Soil building inspiration from the Amazon
In 2005, Bob Wells decided to start farming in Eastham.
He started planting things and very quickly realized that he was planning on starting a farm in basically a pile of sand.
He didn’t know much about soil fertility at the time, but Bob knew he had to do something, and he started reading. His wife works at the Eastham public library and she brought home a book called 1491 about Indigenous cultures and land use in the Americas before colonization.
"And there's a few paragraphs in one chapter of that book about soil called Terra Preta that was discovered in the jungles along the Amazon River that is some of the most fertile soil in the whole world," Bob said.
This caught Bob’s attention. He learned that terra preta is a human-created soil, built intentionally by Indigenous Amazonian communities by adding charcoal and pottery to enhance the fertility of local clay. Clay is obviously different from Cape Cod sand but both soils are nutrient-poor and low in organic matter, and Bob wondered if the fire-based techniques used in the Amazon might also help his land.
"I thought wow, I gotta try that 'cause I know how to make charcoal and I went out and I made some and I tried it on a row of my famous Eastham turnips and it more than doubled the size of the turnips that grew, 'cause I experimented side by side and it totally blew my mind."
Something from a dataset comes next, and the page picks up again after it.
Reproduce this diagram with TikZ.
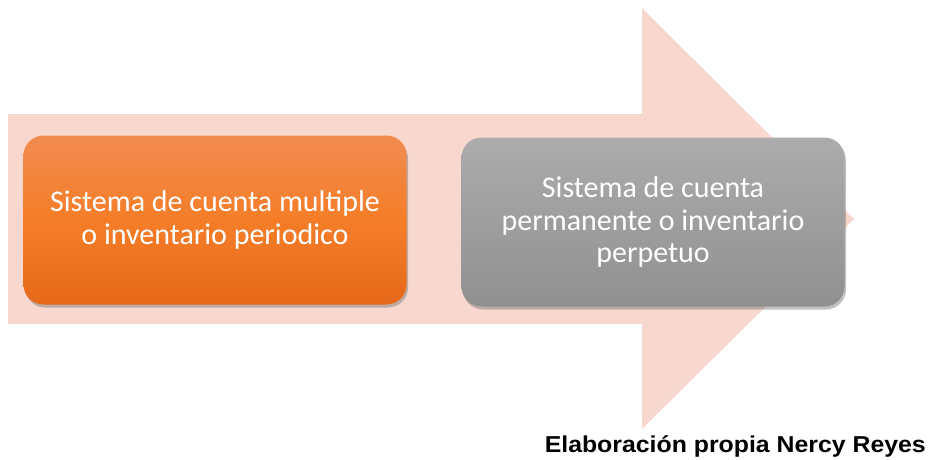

When a fire burns it leaves behind different components depending on how much oxygen it gets and how hot it is, but two of the main byproducts are ash and charcoal. In the Amazon this charcoal — also called black carbon, pyrogenic organic matter, or biochar — is created by burning organic matter like brush and kitchen scraps with low amounts of oxygen, essentially letting fires smolder and then either leaving the charred matter in agricultural fields or transporting it to them.
"And one of the big keys of Terra Preta and biochar is that it doesn’t decay," Bob said. He added, "You’ve actually caused it to take on a form, that form of carbon that doesn’t break down, it doesn’t break down because it’s not edible by anything it just stays there but it has all these other attributes that really help the soil. So in the process of not breaking down you get that very thin layer but you do that every year for generations, potentially centuries or even millennia, and you’ve got a buildup of this black, rich soil."
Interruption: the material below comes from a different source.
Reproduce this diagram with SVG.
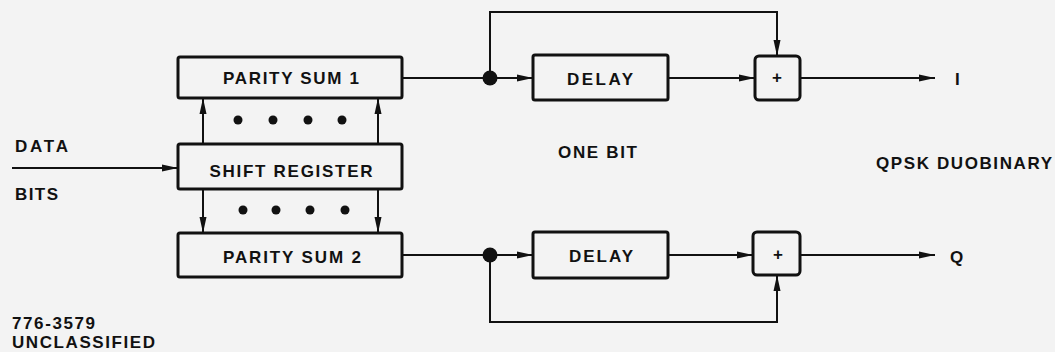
<svg xmlns="http://www.w3.org/2000/svg" width="1055" height="352" viewBox="0 0 1055 352">
<style>
.bg{fill:#f3f3f3}
.box{fill:none;stroke:#111;stroke-width:3}
.ln{fill:none;stroke:#111;stroke-width:2}
.t{font-family:"Liberation Sans",Arial,sans-serif;font-weight:bold;font-size:17px;fill:#111}
.dot{fill:#111}
</style>
<defs>
<marker id="ah" viewBox="0 0 16 9" refX="16" refY="4.5" markerWidth="16" markerHeight="9" markerUnits="userSpaceOnUse" orient="auto">
<path d="M0,1 L16,4.5 L0,8 Z" fill="#111"/>
</marker>
</defs>
<rect class="bg" x="0" y="0" width="1055" height="352"/>
<g id="connectors">
<line class="ln" x1="12" y1="168" x2="178" y2="168" marker-end="url(#ah)"/>
<line class="ln" x1="203" y1="144" x2="203" y2="98" marker-end="url(#ah)"/>
<line class="ln" x1="378" y1="144" x2="378" y2="98" marker-end="url(#ah)"/>
<line class="ln" x1="203" y1="189" x2="203" y2="233" marker-end="url(#ah)"/>
<line class="ln" x1="378" y1="189" x2="378" y2="233" marker-end="url(#ah)"/>
<line class="ln" x1="402" y1="78" x2="490" y2="78"/>
<line class="ln" x1="490" y1="78" x2="533" y2="78" marker-end="url(#ah)"/>
<line class="ln" x1="668" y1="78" x2="755" y2="78" marker-end="url(#ah)"/>
<polyline class="ln" points="490,78 490,12 777,12 777,56" marker-end="url(#ah)"/>
<line class="ln" x1="800" y1="78" x2="935" y2="78" marker-end="url(#ah)"/>
<line class="ln" x1="402" y1="255" x2="490" y2="255"/>
<line class="ln" x1="490" y1="255" x2="533" y2="255" marker-end="url(#ah)"/>
<line class="ln" x1="668" y1="255" x2="753" y2="255" marker-end="url(#ah)"/>
<polyline class="ln" points="490,255 490,322 777,322 777,275" marker-end="url(#ah)"/>
<line class="ln" x1="800" y1="255" x2="935" y2="255" marker-end="url(#ah)"/>
<circle class="dot" cx="490" cy="78" r="7.5"/>
<circle class="dot" cx="490" cy="255" r="7.5"/>
</g>
<g id="parity1">
<rect class="box" x="178" y="57" width="224" height="41" rx="2"/>
<text class="t" x="291" y="84" text-anchor="middle" textLength="136" lengthAdjust="spacing">PARITY SUM 1</text>
</g>
<g id="shiftreg">
<rect class="box" x="178" y="144" width="224" height="45" rx="2"/>
<text class="t" x="291" y="177" text-anchor="middle" textLength="163" lengthAdjust="spacing">SHIFT REGISTER</text>
</g>
<g id="parity2">
<rect class="box" x="178" y="233" width="224" height="44" rx="2"/>
<text class="t" x="292" y="263" text-anchor="middle" textLength="138" lengthAdjust="spacing">PARITY SUM 2</text>
</g>
<g id="dots">
<circle class="dot" cx="238" cy="120" r="4.5"/>
<circle class="dot" cx="273" cy="120" r="4.5"/>
<circle class="dot" cx="308" cy="120" r="4.5"/>
<circle class="dot" cx="342" cy="120" r="4.5"/>
<circle class="dot" cx="243" cy="210" r="4.5"/>
<circle class="dot" cx="276" cy="210" r="4.5"/>
<circle class="dot" cx="310" cy="210" r="4.5"/>
<circle class="dot" cx="345" cy="210" r="4.5"/>
</g>
<g id="delay1">
<rect class="box" x="533" y="55" width="135" height="45" rx="2"/>
<text class="t" x="600" y="85" text-anchor="middle" textLength="66" lengthAdjust="spacing">DELAY</text>
</g>
<g id="delay2">
<rect class="box" x="533" y="232" width="135" height="46" rx="2"/>
<text class="t" x="601" y="262" text-anchor="middle" textLength="64" lengthAdjust="spacing">DELAY</text>
</g>
<g id="sum1">
<rect class="box" x="755" y="56" width="45" height="44" rx="4"/>
<text class="t" x="777" y="83" text-anchor="middle" font-size="12">+</text>
</g>
<g id="sum2">
<rect class="box" x="753" y="232" width="47" height="43" rx="4"/>
<text class="t" x="778" y="260" text-anchor="middle" font-size="12">+</text>
</g>
<g id="labels">
<text class="t" x="15" y="152" textLength="53" lengthAdjust="spacing">DATA</text>
<text class="t" x="15" y="200" textLength="43" lengthAdjust="spacing">BITS</text>
<text class="t" x="558" y="158" textLength="79" lengthAdjust="spacing">ONE BIT</text>
<text class="t" x="876" y="169" textLength="176" lengthAdjust="spacing">QPSK DUOBINARY</text>
<text class="t" x="955" y="85" font-weight="normal">I</text>
<text class="t" x="950" y="263">Q</text>
<text class="t" x="12" y="329" textLength="83" lengthAdjust="spacing">776-3579</text>
<text class="t" x="12" y="348" textLength="143" lengthAdjust="spacing">UNCLASSIFIED</text>
</g>
</svg>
Scientists believe that this actually mirrors the way Midwestern mollisols and similarly rich grassland soils all over the world have been formed — through repeated fires leaving black carbon on the landscape. This is fascinating for so many reasons — not only because rich soils are important for food production, but also because of the longevity of biochar.
"And that longevity creates a situation we’re taking some of the plants, some of the body of that plant or the tree or whatever we’re using or the grass and we’re turning it into a recalcitrant form of carbon that stays in the soil and doesn’t break down," Bob explains.
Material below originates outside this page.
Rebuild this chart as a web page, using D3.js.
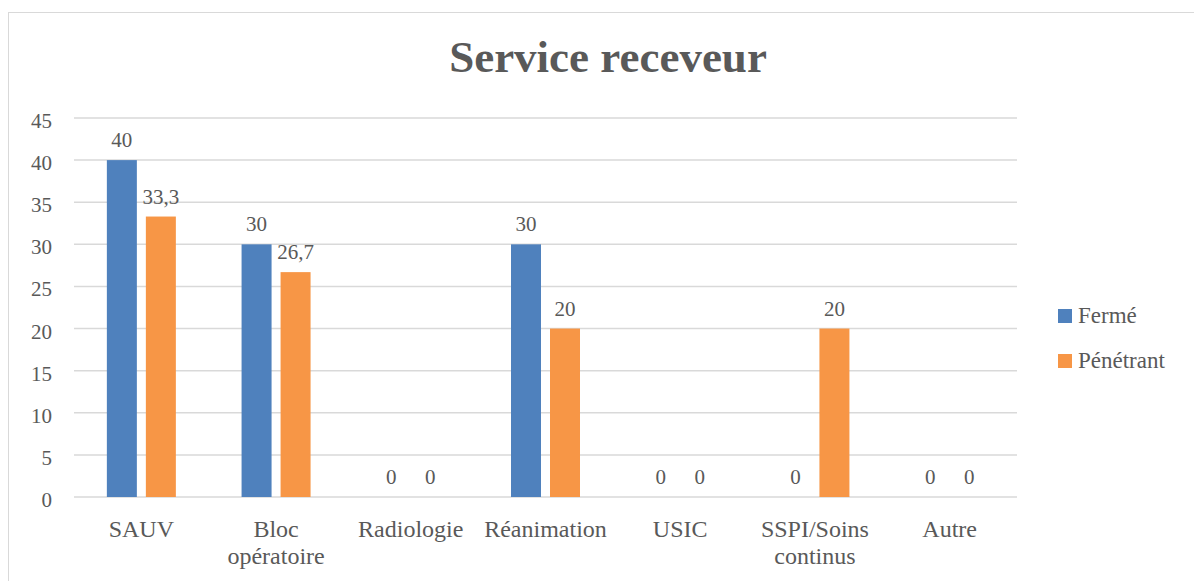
<!DOCTYPE html>
<html>
<head>
<meta charset="utf-8">
<script src="https://cdn.jsdelivr.net/npm/d3@7"></script>
<style>
  body { margin: 0; background: #fff; }
  svg text { font-family: "Liberation Serif", "DejaVu Serif", serif; fill: #595959; }
</style>
</head>
<body>
<svg id="chart" width="1194" height="581"></svg>
<script>
// donnees du graphique
const categories = [["SAUV"], ["Bloc", "opératoire"], ["Radiologie"], ["Réanimation"], ["USIC"], ["SSPI/Soins", "continus"], ["Autre"]];
const series = ["Fermé", "Pénétrant"];
const ferme = [40, 30, 0, 30, 0, 0, 0];
const penetrant = [33.3, 26.7, 0, 20, 0, 20, 0];
const yTicks = [0, 5, 10, 15, 20, 25, 30, 35, 40, 45];
const couleurs = ["#4F81BD", "#F79646"];

const svg = d3.select("#chart");

// cadre
svg.append("rect")
  .attr("x", 8.5).attr("y", 12.5)
  .attr("width", 1200).attr("height", 600)
  .attr("fill", "none")
  .attr("stroke", "#D9D9D9")
  .attr("stroke-width", 1);

// titre
svg.append("text")
  .attr("x", 608).attr("y", 72)
  .attr("text-anchor", "middle")
  .attr("font-size", 45)
  .attr("font-weight", "bold")
  .text("Service receveur");

const x0 = d3.scaleBand().domain(d3.range(categories.length)).range([74, 1017]);
const y = d3.scaleLinear().domain([0, 45]).range([497, 118]);

// grille
svg.selectAll("line.grid").data(yTicks).enter().append("line")
  .attr("class", "grid")
  .attr("x1", 74).attr("x2", 1017)
  .attr("y1", d => y(d)).attr("y2", d => y(d))
  .attr("stroke", "#D9D9D9")
  .attr("stroke-width", 1.5);

// axe y
svg.selectAll("text.ytick").data(yTicks).enter().append("text")
  .attr("class", "ytick")
  .attr("x", 52).attr("y", d => y(d) + 10)
  .attr("text-anchor", "end")
  .attr("font-size", 21)
  .text(d => d);

// barres
const largeur = 30;
const decal = [-19.5, 19.5];
const valeurs = [ferme, penetrant];
valeurs.forEach(function(serie, s) {
  svg.selectAll("rect.s" + s).data(serie).enter().append("rect")
    .attr("class", "s" + s)
    .attr("x", (d, i) => x0(i) + x0.bandwidth() / 2 + decal[s] - largeur / 2)
    .attr("y", d => y(d))
    .attr("width", largeur)
    .attr("height", d => y(0) - y(d))
    .attr("fill", couleurs[s]);

  svg.selectAll("text.v" + s).data(serie).enter().append("text")
    .attr("class", "v" + s)
    .attr("x", (d, i) => x0(i) + x0.bandwidth() / 2 + decal[s])
    .attr("y", d => y(d) - 13)
    .attr("text-anchor", "middle")
    .attr("font-size", 21)
    .text(d => String(d).replace(".", ","));
});

// libelles des categories
categories.forEach(function(lignes, i) {
  const t = svg.append("text")
    .attr("x", x0(i) + x0.bandwidth() / 2)
    .attr("y", 537)
    .attr("text-anchor", "middle")
    .attr("font-size", 24);
  lignes.forEach(function(l, k) {
    t.append("tspan")
      .attr("x", x0(i) + x0.bandwidth() / 2)
      .attr("dy", k == 0 ? 0 : 27)
      .text(l);
  });
});

// legende
series.forEach(function(nom, s) {
  svg.append("rect")
    .attr("x", 1058).attr("y", 309 + s * 45)
    .attr("width", 14).attr("height", 14)
    .attr("fill", couleurs[s]);
  svg.append("text")
    .attr("x", 1078).attr("y", 323 + s * 45)
    .attr("font-size", 23)
    .text(nom);
});
</script>
</body>
</html>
"So we’re sort of breaking into the natural carbon cycle at that point and taking it out of the cycle so it’s not going to decay and turn back into co2 and methane and the things that are created when you, for instance, just let a log rot in the forest."
It's not true that biochar never breaks down — but it takes hundreds or even thousands of years to decompose. This means that creating biochar effectively slows down the carbon cycle, which has surprising implications for climate change, and is also incredibly important when we think about food production both on small local farms like Bob’s and large Midwestern operations in the United States.
"You know now we don’t burn the plains, so now we’re mining that soil for its nutrients, you know, America's built on that practically the food that we've grown out there and continue to grow in those areas is just it feeds all of us in large part of the world."
Since learning about biochar, Bob Wells has traveled to the Amazon to see the riverside communities where terra preta originates. But he hasn’t only traveled to the Amazon — he’s also expanded his focus beyond his own land to start a company that helps create biochar production systems with farming communities around the world.
The company Bob created is called New England Biochar and consults all over the world.